The Khao Khwang fold-and-thrust belt, central Thailand, developed within a basin that formed on the southwestern margin of the Indochina block. Because of limited geochronological and provenance constraints, the time of deposition, sediment source location, and tectonic significance of the basin have been uncertain. Here, we present 837 U-Pb detrital zircon ages and 271 Hf isotope in situ analyses from Permian–Triassic clastic units within the Khao Khwang fold-and-thrust belt in order to constrain the provenance, maximum depositional ages, and depositional environment of the southwestern margin of the Indochina terrane through the late Paleozoic to early Mesozoic. The key lithological units, the Sap Bon, Pang Asok, and Nong Pong Formations, are part of the Saraburi Group and have detrital age spectra spanning from Late Triassic to Paleoarchean.
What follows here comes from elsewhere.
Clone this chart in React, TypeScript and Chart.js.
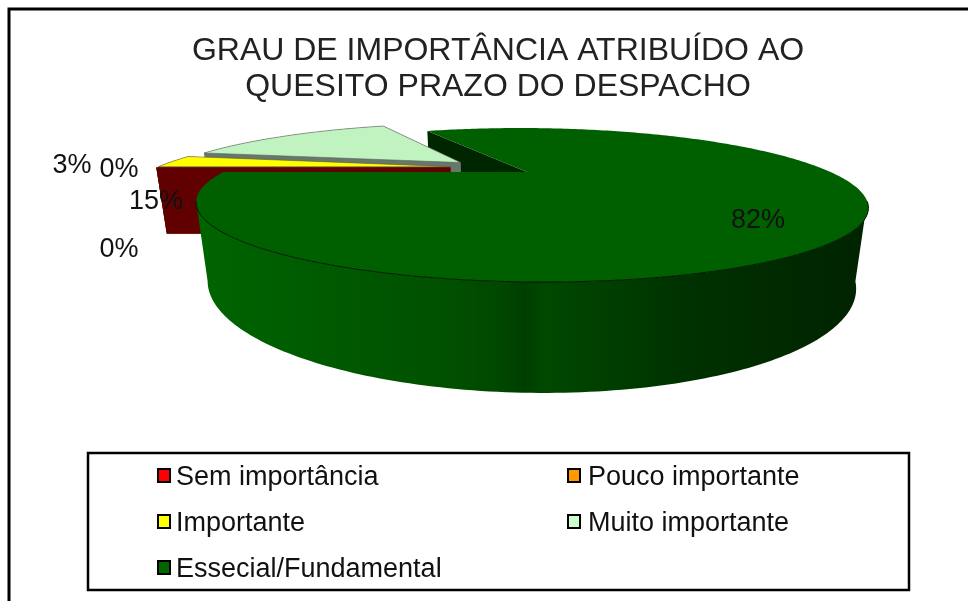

The entire data set has a common age peak at ca. 450 Ma, and all samples contain grains with ages of 0.2–0.3, 0.4–0.6, 1.0–1.3, 1.7–1.8, and 2.2–2.7 Ga. A few grains predate 3.0 Ga. Multidimensional scaling analysis of detrital zircon ages from throughout SE Asia demonstrates that the age spectra of the siliciclastic units of the Saraburi Group resemble those of Permian–Triassic detritus found elsewhere in the Khorat Plateau and throughout Vietnam and southeast China, implying that these areas shared similar sources. These sources may have been the, now largely covered, Indochina basement, and/or contiguous continental crust in terranes already amalgamated to Indochina at that time. Detrital zircons as young as 205 ± 6 Ma show that some formations of the Saraburi Group, previously considered to be of Middle–Late Permian age, are no older than Late Triassic. We propose a depositional model for the region of a Permian rift or passive-margin setting that evolved into piggyback and foredeep basins during an extended period of folding and thrusting in the Triassic.